- _Records for this task_
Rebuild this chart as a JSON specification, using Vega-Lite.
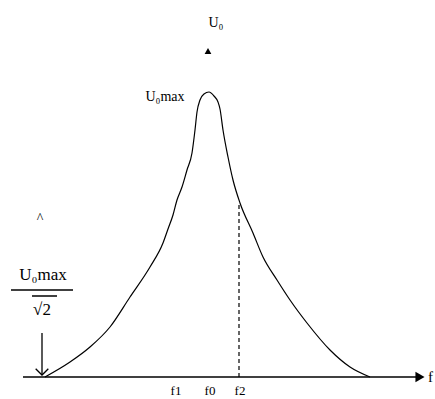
{
  "$schema": "https://vega.github.io/schema/vega-lite/v6.json",
  "width": 435,
  "height": 399,
  "autosize": {"type": "none"},
  "padding": 0,
  "background": "white",
  "config": {"view": {"stroke": null}},
  "layer": [
    {
      "data": {"values": [
        {"f": 45, "u": 0}, {"f": 70, "u": 15}, {"f": 90, "u": 30}, {"f": 110, "u": 50},
        {"f": 130, "u": 80}, {"f": 150, "u": 110}, {"f": 163, "u": 134}, {"f": 168, "u": 148},
        {"f": 173, "u": 162}, {"f": 177, "u": 177}, {"f": 182, "u": 190}, {"f": 187, "u": 207},
        {"f": 192, "u": 224}, {"f": 195, "u": 247}, {"f": 197, "u": 265}, {"f": 200, "u": 277},
        {"f": 204, "u": 283}, {"f": 209, "u": 285}, {"f": 214, "u": 281}, {"f": 218, "u": 275},
        {"f": 220, "u": 268}, {"f": 223, "u": 247}, {"f": 228, "u": 220}, {"f": 233, "u": 197},
        {"f": 240, "u": 174}, {"f": 253, "u": 144}, {"f": 263, "u": 120}, {"f": 277, "u": 97},
        {"f": 290, "u": 77}, {"f": 307, "u": 54}, {"f": 330, "u": 27}, {"f": 350, "u": 10},
        {"f": 370, "u": 0}
      ]},
      "mark": {"type": "line", "color": "black", "strokeWidth": 1.2, "interpolate": "monotone"},
      "encoding": {
        "x": {"field": "f", "type": "quantitative", "scale": {"domain": [0, 435], "nice": false, "zero": false}, "axis": null},
        "y": {"field": "u", "type": "quantitative", "scale": {"domain": [-22, 377], "nice": false, "zero": false}, "axis": null}
      }
    },
    {
      "data": {"values": [
        {"f": 23, "f2": 416, "u": 0, "w": "axis"},
        {"f": 11, "f2": 73, "u": 87, "w": "bar"},
        {"f": 32, "f2": 57, "u": 81, "w": "sqrt"}
      ]},
      "mark": {"type": "rule", "color": "black", "strokeWidth": 1.5},
      "encoding": {
        "x": {"field": "f", "type": "quantitative", "scale": {"domain": [0, 435], "nice": false, "zero": false}},
        "x2": {"field": "f2"},
        "y": {"field": "u", "type": "quantitative", "scale": {"domain": [-22, 377], "nice": false, "zero": false}}
      }
    },
    {
      "data": {"values": [{"f": 42, "u": 2, "u2": 44}]},
      "mark": {"type": "rule", "color": "black", "strokeWidth": 1.3},
      "encoding": {
        "x": {"field": "f", "type": "quantitative", "scale": {"domain": [0, 435], "nice": false, "zero": false}},
        "y": {"field": "u", "type": "quantitative", "scale": {"domain": [-22, 377], "nice": false, "zero": false}},
        "y2": {"field": "u2"}
      }
    },
    {
      "data": {"values": [{"f": 239, "u": 0, "u2": 174}]},
      "mark": {"type": "rule", "color": "black", "strokeWidth": 1.2, "strokeDash": [4, 3]},
      "encoding": {
        "x": {"field": "f", "type": "quantitative", "scale": {"domain": [0, 435], "nice": false, "zero": false}},
        "y": {"field": "u", "type": "quantitative", "scale": {"domain": [-22, 377], "nice": false, "zero": false}},
        "y2": {"field": "u2"}
      }
    },
    {
      "data": {"values": [{"f": 420, "u": 0}]},
      "mark": {"type": "point", "shape": "triangle-right", "filled": true, "color": "black", "size": 110, "opacity": 1},
      "encoding": {
        "x": {"field": "f", "type": "quantitative", "scale": {"domain": [0, 435], "nice": false, "zero": false}},
        "y": {"field": "u", "type": "quantitative", "scale": {"domain": [-22, 377], "nice": false, "zero": false}}
      }
    },
    {
      "data": {"values": [{"f": 208, "u": 326}]},
      "mark": {"type": "point", "shape": "triangle-up", "filled": true, "color": "black", "size": 45, "opacity": 1},
      "encoding": {
        "x": {"field": "f", "type": "quantitative", "scale": {"domain": [0, 435], "nice": false, "zero": false}},
        "y": {"field": "u", "type": "quantitative", "scale": {"domain": [-22, 377], "nice": false, "zero": false}}
      }
    },
    {
      "data": {"values": [{"f": 42, "u": 2}]},
      "mark": {"type": "point", "shape": "M-1,-1L0,0L1,-1", "filled": false, "color": "black", "strokeWidth": 1.3, "size": 160, "opacity": 1},
      "encoding": {
        "x": {"field": "f", "type": "quantitative", "scale": {"domain": [0, 435], "nice": false, "zero": false}},
        "y": {"field": "u", "type": "quantitative", "scale": {"domain": [-22, 377], "nice": false, "zero": false}}
      }
    },
    {
      "data": {"values": [
        {"f": 43, "u": 102, "t": "U₀max"},
        {"f": 42, "u": 67, "t": "√2"}
      ]},
      "mark": {"type": "text", "font": "Liberation Serif", "fontSize": 17, "color": "black", "baseline": "middle", "align": "center"},
      "encoding": {
        "x": {"field": "f", "type": "quantitative", "scale": {"domain": [0, 435], "nice": false, "zero": false}},
        "y": {"field": "u", "type": "quantitative", "scale": {"domain": [-22, 377], "nice": false, "zero": false}},
        "text": {"field": "t"}
      }
    },
    {
      "data": {"values": [
        {"f": 216, "u": 354, "t": "U₀"},
        {"f": 165, "u": 280, "t": "U₀max"},
        {"f": 40, "u": 158, "t": "^"}
      ]},
      "mark": {"type": "text", "font": "Liberation Serif", "fontSize": 14, "color": "black", "baseline": "middle", "align": "center"},
      "encoding": {
        "x": {"field": "f", "type": "quantitative", "scale": {"domain": [0, 435], "nice": false, "zero": false}},
        "y": {"field": "u", "type": "quantitative", "scale": {"domain": [-22, 377], "nice": false, "zero": false}},
        "text": {"field": "t"}
      }
    },
    {
      "data": {"values": [
        {"f": 176, "u": -8, "t": "f1"},
        {"f": 210, "u": -8, "t": "f0"},
        {"f": 240, "u": -8, "t": "f2"}
      ]},
      "mark": {"type": "text", "font": "Liberation Serif", "fontSize": 13, "color": "black", "baseline": "top", "align": "center"},
      "encoding": {
        "x": {"field": "f", "type": "quantitative", "scale": {"domain": [0, 435], "nice": false, "zero": false}},
        "y": {"field": "u", "type": "quantitative", "scale": {"domain": [-22, 377], "nice": false, "zero": false}},
        "text": {"field": "t"}
      }
    },
    {
      "data": {"values": [{"f": 428, "u": 0, "t": "f"}]},
      "mark": {"type": "text", "font": "Liberation Serif", "fontSize": 15, "color": "black", "baseline": "middle", "align": "left"},
      "encoding": {
        "x": {"field": "f", "type": "quantitative", "scale": {"domain": [0, 435], "nice": false, "zero": false}},
        "y": {"field": "u", "type": "quantitative", "scale": {"domain": [-22, 377], "nice": false, "zero": false}},
        "text": {"field": "t"}
      }
    }
  ]
}
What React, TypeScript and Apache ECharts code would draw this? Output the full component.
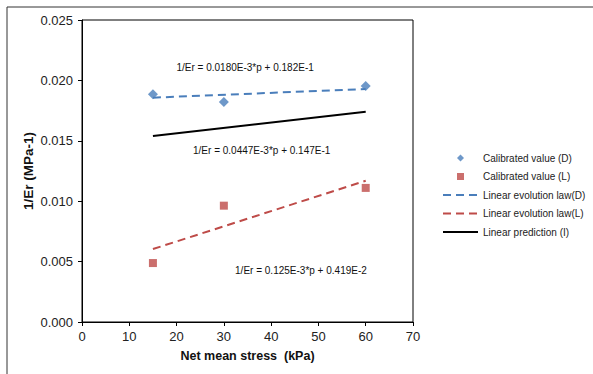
import React, { useEffect, useRef } from "react";
import * as echarts from "echarts";

const xTicks = [0, 10, 20, 30, 40, 50, 60, 70];
const yTicks = [0, 0.005, 0.01, 0.015, 0.02, 0.025];
const calibD: [number, number][] = [[15, 0.01885], [30, 0.01822], [60, 0.01954]];
const calibL: [number, number][] = [[15, 0.00488], [30, 0.00963], [60, 0.0111]];
const lawD: [number, number][] = [[15, 0.01857], [60, 0.01929]];
const lawL: [number, number][] = [[15, 0.00604], [60, 0.01169]];
const predI: [number, number][] = [[15, 0.0154], [60, 0.01741]];
const seriesNames = [
  "Calibrated value (D)",
  "Calibrated value (L)",
  "Linear evolution law(D)",
  "Linear evolution law(L)",
  "Linear prediction (I)",
];
const equations = [
  { text: "1/Er = 0.0180E-3*p + 0.182E-1", p: 34.5, v: 0.02103 },
  { text: "1/Er = 0.0447E-3*p + 0.147E-1", p: 38, v: 0.01418 },
  { text: "1/Er = 0.125E-3*p + 0.419E-2", p: 46.3, v: 0.0043 },
];

const FONT = "Liberation Sans, Arial, sans-serif";
const BLUE = "#4A7EBB";
const RED = "#BE4B48";

export default function App() {
  const ref = useRef<HTMLDivElement>(null);
  useEffect(() => {
    if (!ref.current) return;
    const chart = echarts.init(ref.current, null, { renderer: "svg" });
    const grid = { left: 82, top: 20, right: 180, bottom: 52 };
    const W = 593, H = 374;
    const toPx = (p: number, v: number) => [
      grid.left + (p / xTicks[xTicks.length - 1]) * (W - grid.left - grid.right),
      H - grid.bottom - (v / yTicks[yTicks.length - 1]) * (H - grid.top - grid.bottom),
    ];
    const hiddenSymbol = { color: "transparent", borderWidth: 0, opacity: 0 };
    chart.setOption({
      animation: false,
      backgroundColor: "#ffffff",
      grid: { ...grid, show: true, borderColor: "#000", borderWidth: 1, backgroundColor: "transparent" },
      xAxis: {
        type: "value",
        min: xTicks[0],
        max: xTicks[xTicks.length - 1],
        interval: 10,
        name: "Net mean stress  (kPa)",
        nameLocation: "middle",
        nameGap: 27,
        nameMoveOverlap: false,
        nameTextStyle: { fontFamily: FONT, fontSize: 12.5, fontWeight: "bold", color: "#111" },
        axisLine: { lineStyle: { color: "#000", width: 1 } },
        axisTick: { show: true, length: 4, lineStyle: { color: "#000" } },
        axisLabel: { fontFamily: FONT, fontSize: 13, color: "#222", margin: 8 },
        splitLine: { show: false },
      },
      yAxis: {
        type: "value",
        min: yTicks[0],
        max: yTicks[yTicks.length - 1],
        interval: 0.005,
        name: "1/Er (MPa-1)",
        nameLocation: "middle",
        nameGap: 47,
        nameMoveOverlap: false,
        nameTextStyle: { fontFamily: FONT, fontSize: 13.5, fontWeight: "bold", color: "#111" },
        axisLine: { show: true, lineStyle: { color: "#000", width: 1 } },
        axisTick: { show: true, length: 4, lineStyle: { color: "#000" } },
        axisLabel: {
          fontFamily: FONT,
          fontSize: 13,
          color: "#222",
          margin: 9,
          formatter: (v: number) => v.toFixed(3),
        },
        splitLine: { show: false },
      },
      legend: {
        orient: "vertical",
        left: 437,
        top: 148,
        itemWidth: 35,
        itemHeight: 7,
        itemGap: 8.5,
        symbolKeepAspect: true,
        textStyle: { fontFamily: FONT, fontSize: 10, color: "#222" },
        data: [
          { name: seriesNames[0], icon: "path://M0,-1 L1,0 L0,1 L-1,0 Z" },
          { name: seriesNames[1], icon: "path://M0,0 L1,0 L1,1 L0,1 Z" },
          { name: seriesNames[2], itemStyle: hiddenSymbol },
          { name: seriesNames[3], itemStyle: hiddenSymbol },
          { name: seriesNames[4], itemStyle: hiddenSymbol },
        ],
      },
      series: [
        {
          name: seriesNames[0],
          type: "scatter",
          symbol: "diamond",
          symbolSize: 10,
          itemStyle: { color: BLUE },
          data: calibD,
          z: 5,
        },
        {
          name: seriesNames[1],
          type: "scatter",
          symbol: "rect",
          symbolSize: 8,
          itemStyle: { color: RED },
          data: calibL,
          z: 5,
        },
        {
          name: seriesNames[2],
          type: "line",
          symbol: "none",
          lineStyle: { color: BLUE, width: 2, type: [8, 5] },
          itemStyle: { color: BLUE },
          data: lawD,
        },
        {
          name: seriesNames[3],
          type: "line",
          symbol: "none",
          lineStyle: { color: RED, width: 2, type: [8, 5] },
          itemStyle: { color: RED },
          data: lawL,
        },
        {
          name: seriesNames[4],
          type: "line",
          symbol: "none",
          lineStyle: { color: "#000", width: 2 },
          itemStyle: { color: "#000" },
          data: predI,
        },
      ],
      graphic: [
        {
          type: "polyline",
          silent: true,
          shape: { points: [[7, H], [7, 7], [W, 7]] },
          style: { stroke: "#333", lineWidth: 1, fill: "none" },
        },
        ...equations.map((e) => {
          const [x, y] = toPx(e.p, e.v);
          return {
            type: "text",
            x,
            y,
            silent: true,
            style: {
              text: e.text,
              fontFamily: FONT,
              fontSize: 10,
              fill: "#111",
              textAlign: "center",
              textVerticalAlign: "middle",
            },
          };
        }),
      ],
    });
    return () => chart.dispose();
  }, []);
  return <div ref={ref} style={{ width: 593, height: 374, position: "absolute", left: 0, top: 0 }} />;
}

- _Problem requirements_
Exactly reproduce the stretch that starts at the line containing "What React, TypeScript" and ends at the line containing "import * as", both ends included; leave any pictures out.

- _Reply_
What React, TypeScript and Apache ECharts code would draw this? Output the full component.
import React, { useEffect, useRef } from "react";
import * as echarts from "echarts";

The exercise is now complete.